Amendments to the 2012 conservation of habitats and species regulations

Posted by Cain Blythe - CEnv MIEMA MIEEM MSc BSc (Hons) on 8/11/2012

As of 16th August 2012, the regulations concerning the protection of habitats and species of wild birds have changed. The aim of the amendments to the Conservation of Habitats and Species Regulations 2010 is “To help preserve, maintain and re-establish habitats for wild birds.”

This remit is aimed at a number of statutory bodies, including Natural England, the Countryside Council for Wales, the Environment Agency and the Forestry Commission. It also applies to local authorities, national park authorities, and any public body to protect and create bird habitat. The idea is to clarify the legislation covering habitats and protected species and to ensure that the regulations are consistent across the board.

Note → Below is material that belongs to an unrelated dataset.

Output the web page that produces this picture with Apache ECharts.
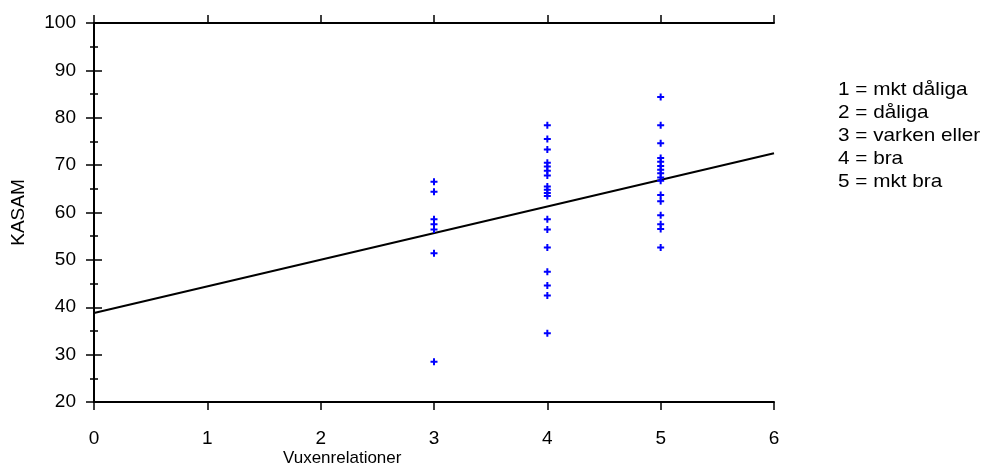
<!DOCTYPE html>
<html>
<head>
<meta charset="utf-8">
<script src="https://cdn.jsdelivr.net/npm/echarts@6/dist/echarts.min.js"></script>
<style>
  html, body { margin: 0; padding: 0; background: #fff; }
  #chart { width: 986px; height: 469px; }
</style>
</head>
<body>
<div id="chart"></div>
<script>
// KASAM values, grouped by Vuxenrelationer score
var vuxen3 = [66.5, 64.4, 58.6, 57.5, 56.4, 51.4, 28.5];
var vuxen4 = [78.4, 75.5, 73.3, 70.5, 69.7, 68.8, 67.8, 65.5, 64.8, 64.1, 63.5,
              58.6, 56.4, 52.6, 47.5, 44.6, 42.5, 34.5];
var vuxen5 = [84.4, 78.4, 74.6, 71.5, 70.7, 69.8, 69.0, 68.3, 67.4, 66.7,
              63.7, 62.4, 59.4, 57.5, 56.5, 52.6];

// regression line end points
var regX = [0, 6];
var regY = [38.8, 72.5];

var legendLines = ['1 = mkt dåliga', '2 = dåliga', '3 = varken eller', '4 = bra', '5 = mkt bra'];

var points = [];
vuxen3.forEach(function (v) { points.push([3, v]); });
vuxen4.forEach(function (v) { points.push([4, v]); });
vuxen5.forEach(function (v) { points.push([5, v]); });

var font = 'Liberation Sans, Arial, sans-serif';

function yAx(pos, showLabel) {
  return {
    type: 'value',
    position: pos,
    min: 20,
    max: 100,
    interval: 10,
    axisLine: { show: true, lineStyle: { color: '#000', width: 2 } },
    axisTick: { show: true, inside: false, length: 8, lineStyle: { color: '#000', width: 1.5 } },
    minorTick: { show: true, splitNumber: 2, length: 4, lineStyle: { color: '#000', width: 1.5 } },
    splitLine: { show: false },
    axisLabel: { show: showLabel, margin: 18, color: '#000', fontSize: 19, fontFamily: font }
  };
}

function xAx(pos, showLabel) {
  return {
    type: 'value',
    position: pos,
    min: 0,
    max: 6,
    interval: 1,
    axisLine: { show: true, onZero: false, lineStyle: { color: '#000', width: 2 } },
    axisTick: { show: true, inside: false, length: 8, lineStyle: { color: '#000', width: 1.5 } },
    splitLine: { show: false },
    axisLabel: { show: showLabel, margin: 27, color: '#000', fontSize: 19, fontFamily: font }
  };
}

var myChart = echarts.init(document.getElementById('chart'));
var option = {
  animation: false,
  grid: { left: 94, right: 212, top: 23, bottom: 67 },
  xAxis: [xAx('bottom', true), xAx('top', false)],
  yAxis: [
    Object.assign(yAx('left', true), {
      name: 'KASAM',
      nameLocation: 'middle',
      nameRotate: 90,
      nameGap: 66,
      nameTextStyle: { color: '#000', fontSize: 19, fontFamily: font, letterSpacing: 2.5 }
    }),
    yAx('right', false)
  ],
  graphic: [
    {
      type: 'text',
      left: 283,
      top: 450,
      style: { text: 'Vuxenrelationer', fill: '#000', fontSize: 17, fontFamily: font, letterSpacing: 0.4 }
    },
    {
      type: 'text',
      x: 838,
      y: 78,
      scaleX: 1.12,
      style: { text: legendLines.join('\n'), fill: '#000', fontSize: 18.5, lineHeight: 23, fontFamily: font }
    }
  ],
  series: [
    {
      type: 'line',
      data: regX.map(function (x, i) { return [x, regY[i]]; }),
      showSymbol: false,
      lineStyle: { color: '#000', width: 2 },
      z: 2
    },
    {
      type: 'scatter',
      data: points,
      symbol: 'path://M2.5,0L4.5,0L4.5,2.5L7,2.5L7,4.5L4.5,4.5L4.5,7L2.5,7L2.5,4.5L0,4.5L0,2.5L2.5,2.5Z',
      symbolSize: 7,
      itemStyle: { color: '#0000ff', opacity: 1 },
      z: 3
    }
  ]
};
myChart.setOption(option);
</script>
</body>
</html>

It also requires that assessments take place when new project proposals and/or planning applications are submitted affecting wild birds and their habitats, with reviews properly conducted before any consent is given. The regulations have been amended to ensure that wild bird habitats and species are properly considered and protected.

The amendments target species areas, for example 129A has been established to encourage Welsh Ministers and the Secretary of State to put more emphasis on any research or scientific project that promotes the preservation of wild birds. This includes issuing people with Special Conservation Orders insisting that environmental concerns are included in any proposed site project that could potentially disturb suitable habitat for wild bird populations.

Whilst these amendments appear to be minor, they are necessary to update the legislation and regulations in line with ever changing environments and requirements. Under these amendments it is possible that works on a project may have to cease if it is considered likely that a protected habitat or species will be significantly affected. The guidelines are pretty clear on this- if a proposed project may defy any agreements under these guidelines then land might be compulsorily purchased in order to prevent any unnecessary harm to the immediate environment or the species themselves.

In short, anyone who is involved within the planning process or research, whether an architect, contractor or builder, these amendments are worth considering, particularly if wild bird populations or habitats are involved  to ensure that projects adhere to the relevant legislation.